(Entries with chart source code)

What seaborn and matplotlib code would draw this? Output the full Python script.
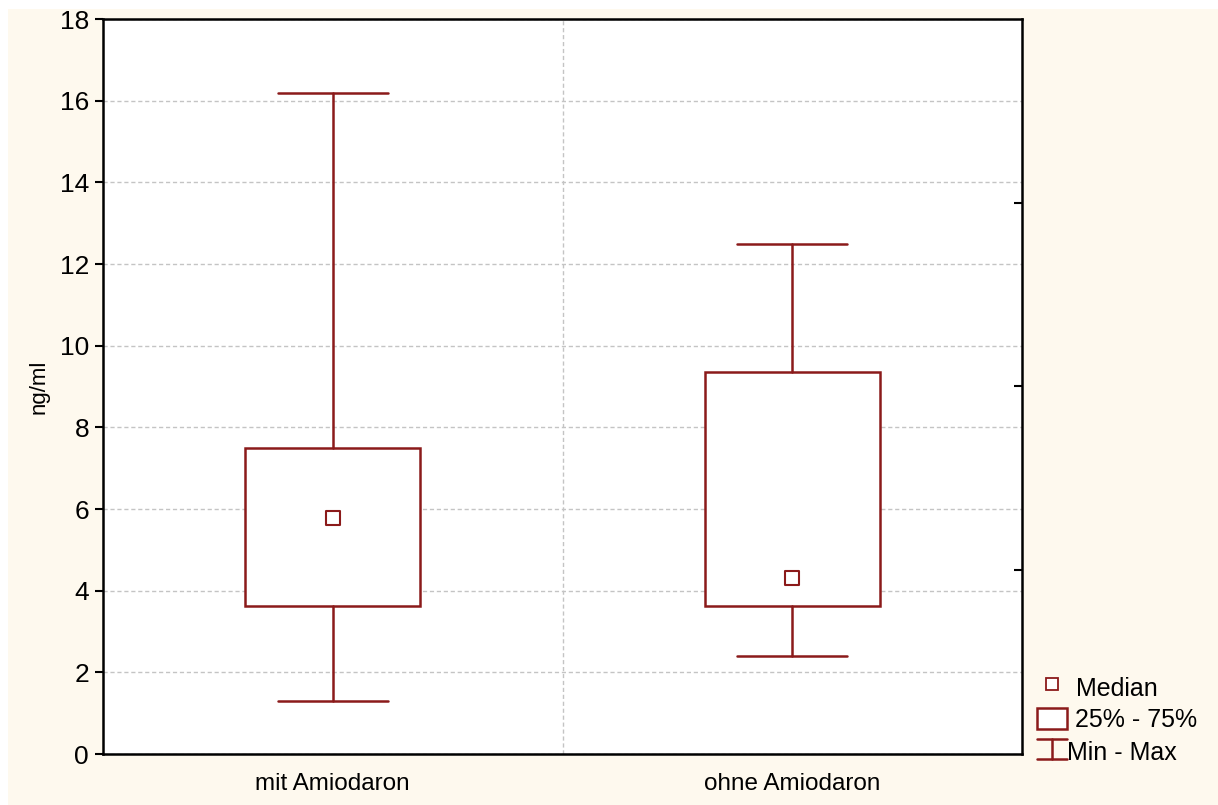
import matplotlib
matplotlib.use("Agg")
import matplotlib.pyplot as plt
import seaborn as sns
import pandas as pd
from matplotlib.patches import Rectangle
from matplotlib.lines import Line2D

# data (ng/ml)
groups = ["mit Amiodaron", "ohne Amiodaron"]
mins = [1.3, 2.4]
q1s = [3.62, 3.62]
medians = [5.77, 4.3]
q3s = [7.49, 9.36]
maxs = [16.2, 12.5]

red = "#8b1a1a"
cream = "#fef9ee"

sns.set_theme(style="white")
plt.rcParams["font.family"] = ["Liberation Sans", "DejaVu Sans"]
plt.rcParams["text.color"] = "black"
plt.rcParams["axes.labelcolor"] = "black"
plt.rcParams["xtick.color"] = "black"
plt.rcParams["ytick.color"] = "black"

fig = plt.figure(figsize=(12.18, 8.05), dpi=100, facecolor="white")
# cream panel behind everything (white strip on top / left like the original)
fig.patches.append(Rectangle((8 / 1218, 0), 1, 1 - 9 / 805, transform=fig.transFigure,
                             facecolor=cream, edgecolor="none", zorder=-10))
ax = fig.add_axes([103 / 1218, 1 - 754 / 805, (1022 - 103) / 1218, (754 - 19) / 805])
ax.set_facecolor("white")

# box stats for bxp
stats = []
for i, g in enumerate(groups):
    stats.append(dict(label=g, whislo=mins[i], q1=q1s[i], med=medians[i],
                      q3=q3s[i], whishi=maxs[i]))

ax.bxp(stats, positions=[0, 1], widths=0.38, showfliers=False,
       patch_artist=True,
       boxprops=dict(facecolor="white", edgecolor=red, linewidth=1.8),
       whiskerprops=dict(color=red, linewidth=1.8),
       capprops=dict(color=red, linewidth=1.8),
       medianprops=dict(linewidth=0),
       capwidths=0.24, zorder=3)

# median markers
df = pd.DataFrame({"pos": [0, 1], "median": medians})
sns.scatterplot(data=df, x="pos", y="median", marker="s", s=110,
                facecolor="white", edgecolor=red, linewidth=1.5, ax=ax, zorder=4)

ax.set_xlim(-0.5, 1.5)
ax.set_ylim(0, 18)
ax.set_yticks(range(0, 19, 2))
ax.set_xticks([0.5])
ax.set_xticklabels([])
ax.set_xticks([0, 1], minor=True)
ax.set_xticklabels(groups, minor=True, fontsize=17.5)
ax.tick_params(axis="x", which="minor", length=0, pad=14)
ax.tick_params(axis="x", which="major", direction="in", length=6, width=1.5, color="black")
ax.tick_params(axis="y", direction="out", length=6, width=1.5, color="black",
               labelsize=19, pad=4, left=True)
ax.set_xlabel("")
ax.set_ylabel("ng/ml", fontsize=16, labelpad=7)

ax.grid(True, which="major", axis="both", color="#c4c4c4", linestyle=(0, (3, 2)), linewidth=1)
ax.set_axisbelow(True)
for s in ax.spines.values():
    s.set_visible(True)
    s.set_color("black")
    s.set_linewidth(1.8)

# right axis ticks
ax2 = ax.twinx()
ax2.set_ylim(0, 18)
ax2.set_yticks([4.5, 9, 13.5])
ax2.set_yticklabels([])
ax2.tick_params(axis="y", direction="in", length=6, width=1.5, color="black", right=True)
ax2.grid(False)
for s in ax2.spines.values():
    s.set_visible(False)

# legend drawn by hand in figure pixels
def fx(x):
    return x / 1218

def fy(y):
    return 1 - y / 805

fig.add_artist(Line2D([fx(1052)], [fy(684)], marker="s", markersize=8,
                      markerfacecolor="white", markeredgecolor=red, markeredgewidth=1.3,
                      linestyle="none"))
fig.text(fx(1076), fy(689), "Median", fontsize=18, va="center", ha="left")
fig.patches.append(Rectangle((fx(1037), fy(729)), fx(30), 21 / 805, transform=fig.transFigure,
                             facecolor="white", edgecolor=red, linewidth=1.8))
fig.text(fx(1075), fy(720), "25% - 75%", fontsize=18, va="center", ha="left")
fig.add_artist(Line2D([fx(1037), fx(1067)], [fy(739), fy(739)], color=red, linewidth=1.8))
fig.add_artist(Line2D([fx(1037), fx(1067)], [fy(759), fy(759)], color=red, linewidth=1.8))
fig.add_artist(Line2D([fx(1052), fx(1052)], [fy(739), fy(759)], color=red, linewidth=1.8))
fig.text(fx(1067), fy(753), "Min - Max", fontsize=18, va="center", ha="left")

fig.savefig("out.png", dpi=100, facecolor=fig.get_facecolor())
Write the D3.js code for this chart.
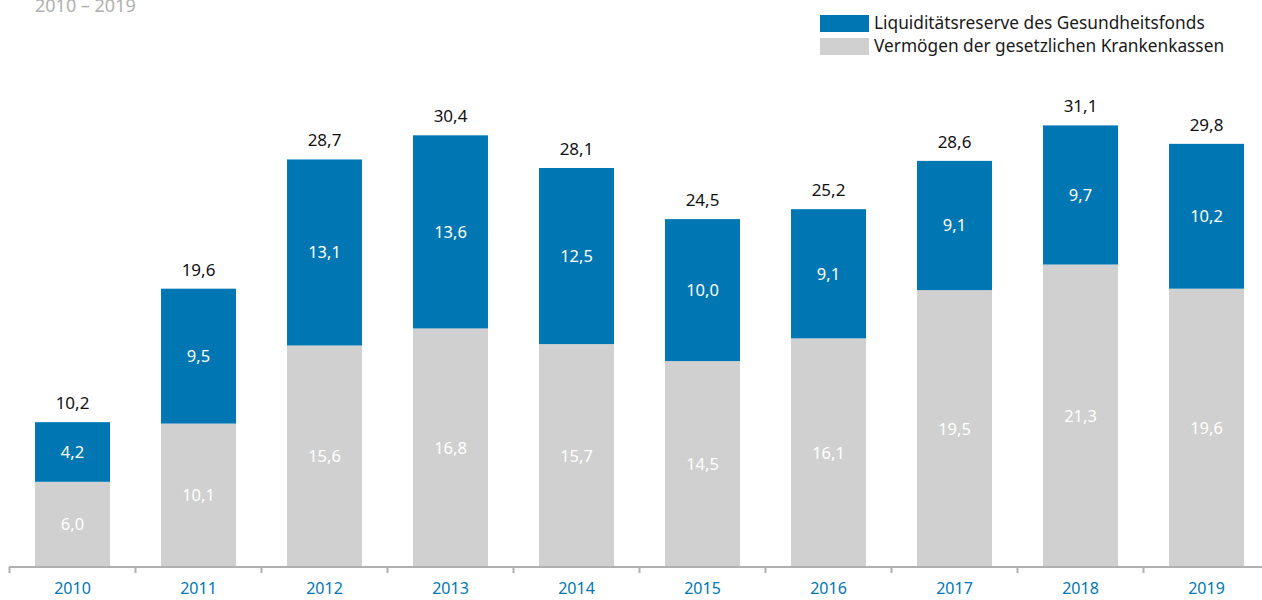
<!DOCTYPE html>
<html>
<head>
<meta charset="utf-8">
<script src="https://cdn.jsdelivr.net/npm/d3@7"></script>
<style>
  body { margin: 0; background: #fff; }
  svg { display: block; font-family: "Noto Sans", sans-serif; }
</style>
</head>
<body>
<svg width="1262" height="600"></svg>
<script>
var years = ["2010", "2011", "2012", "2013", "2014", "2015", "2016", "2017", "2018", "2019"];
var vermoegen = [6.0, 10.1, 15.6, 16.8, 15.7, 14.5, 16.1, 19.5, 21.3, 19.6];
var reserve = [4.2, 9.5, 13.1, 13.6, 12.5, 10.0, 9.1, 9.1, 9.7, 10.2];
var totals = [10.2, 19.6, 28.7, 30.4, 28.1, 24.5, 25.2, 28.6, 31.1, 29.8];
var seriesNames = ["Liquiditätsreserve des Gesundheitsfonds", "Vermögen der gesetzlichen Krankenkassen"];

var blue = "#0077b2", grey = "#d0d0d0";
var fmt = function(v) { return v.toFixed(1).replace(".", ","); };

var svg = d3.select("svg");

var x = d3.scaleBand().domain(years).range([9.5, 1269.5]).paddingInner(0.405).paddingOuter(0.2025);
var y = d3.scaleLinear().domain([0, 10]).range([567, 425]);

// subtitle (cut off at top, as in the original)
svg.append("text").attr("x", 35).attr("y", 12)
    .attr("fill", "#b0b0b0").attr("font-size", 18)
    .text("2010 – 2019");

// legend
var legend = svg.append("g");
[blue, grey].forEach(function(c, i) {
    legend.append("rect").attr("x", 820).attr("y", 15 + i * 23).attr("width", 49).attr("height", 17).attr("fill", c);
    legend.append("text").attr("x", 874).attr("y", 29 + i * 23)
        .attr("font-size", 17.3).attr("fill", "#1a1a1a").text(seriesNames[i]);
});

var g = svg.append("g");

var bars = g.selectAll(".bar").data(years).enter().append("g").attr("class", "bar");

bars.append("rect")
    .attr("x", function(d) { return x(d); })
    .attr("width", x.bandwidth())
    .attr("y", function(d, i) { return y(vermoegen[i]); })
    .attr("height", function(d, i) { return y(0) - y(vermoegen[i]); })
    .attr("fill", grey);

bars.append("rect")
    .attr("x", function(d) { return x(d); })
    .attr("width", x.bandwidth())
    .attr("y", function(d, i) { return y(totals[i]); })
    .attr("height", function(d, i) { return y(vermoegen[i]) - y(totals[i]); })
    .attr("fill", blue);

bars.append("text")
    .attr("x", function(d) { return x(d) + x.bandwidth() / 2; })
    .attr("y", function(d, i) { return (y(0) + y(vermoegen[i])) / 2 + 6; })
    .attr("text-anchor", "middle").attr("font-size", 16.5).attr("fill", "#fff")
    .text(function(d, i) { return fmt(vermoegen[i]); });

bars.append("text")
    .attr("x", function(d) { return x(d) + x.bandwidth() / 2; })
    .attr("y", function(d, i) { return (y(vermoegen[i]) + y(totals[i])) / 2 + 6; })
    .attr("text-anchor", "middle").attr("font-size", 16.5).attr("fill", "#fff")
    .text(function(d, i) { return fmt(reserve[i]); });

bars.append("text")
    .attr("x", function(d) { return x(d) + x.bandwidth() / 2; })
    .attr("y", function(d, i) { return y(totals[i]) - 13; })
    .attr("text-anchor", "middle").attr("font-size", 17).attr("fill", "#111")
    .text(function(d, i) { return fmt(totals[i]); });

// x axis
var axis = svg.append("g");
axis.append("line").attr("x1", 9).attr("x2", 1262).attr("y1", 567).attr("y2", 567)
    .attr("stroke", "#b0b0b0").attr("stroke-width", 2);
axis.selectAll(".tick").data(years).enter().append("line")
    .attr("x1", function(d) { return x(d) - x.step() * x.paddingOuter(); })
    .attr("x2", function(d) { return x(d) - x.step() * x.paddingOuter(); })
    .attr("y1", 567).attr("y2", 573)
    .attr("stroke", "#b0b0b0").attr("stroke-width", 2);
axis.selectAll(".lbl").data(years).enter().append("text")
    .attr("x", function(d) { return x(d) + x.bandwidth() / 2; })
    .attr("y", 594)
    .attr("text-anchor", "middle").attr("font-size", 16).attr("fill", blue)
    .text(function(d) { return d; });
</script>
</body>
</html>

- Stated problem -
Copy the records above from the first line through the line containing "linewidth=1.5, ax=ax, zorder=4)", both included, and leave out any pictures.

- Exercise output -
What seaborn and matplotlib code would draw this? Output the full Python script.
import matplotlib
matplotlib.use("Agg")
import matplotlib.pyplot as plt
import seaborn as sns
import pandas as pd
from matplotlib.patches import Rectangle
from matplotlib.lines import Line2D

# data (ng/ml)
groups = ["mit Amiodaron", "ohne Amiodaron"]
mins = [1.3, 2.4]
q1s = [3.62, 3.62]
medians = [5.77, 4.3]
q3s = [7.49, 9.36]
maxs = [16.2, 12.5]

red = "#8b1a1a"
cream = "#fef9ee"

sns.set_theme(style="white")
plt.rcParams["font.family"] = ["Liberation Sans", "DejaVu Sans"]
plt.rcParams["text.color"] = "black"
plt.rcParams["axes.labelcolor"] = "black"
plt.rcParams["xtick.color"] = "black"
plt.rcParams["ytick.color"] = "black"

fig = plt.figure(figsize=(12.18, 8.05), dpi=100, facecolor="white")
# cream panel behind everything (white strip on top / left like the original)
fig.patches.append(Rectangle((8 / 1218, 0), 1, 1 - 9 / 805, transform=fig.transFigure,
                             facecolor=cream, edgecolor="none", zorder=-10))
ax = fig.add_axes([103 / 1218, 1 - 754 / 805, (1022 - 103) / 1218, (754 - 19) / 805])
ax.set_facecolor("white")

# box stats for bxp
stats = []
for i, g in enumerate(groups):
    stats.append(dict(label=g, whislo=mins[i], q1=q1s[i], med=medians[i],
                      q3=q3s[i], whishi=maxs[i]))

ax.bxp(stats, positions=[0, 1], widths=0.38, showfliers=False,
       patch_artist=True,
       boxprops=dict(facecolor="white", edgecolor=red, linewidth=1.8),
       whiskerprops=dict(color=red, linewidth=1.8),
       capprops=dict(color=red, linewidth=1.8),
       medianprops=dict(linewidth=0),
       capwidths=0.24, zorder=3)

# median markers
df = pd.DataFrame({"pos": [0, 1], "median": medians})
sns.scatterplot(data=df, x="pos", y="median", marker="s", s=110,
                facecolor="white", edgecolor=red, linewidth=1.5, ax=ax, zorder=4)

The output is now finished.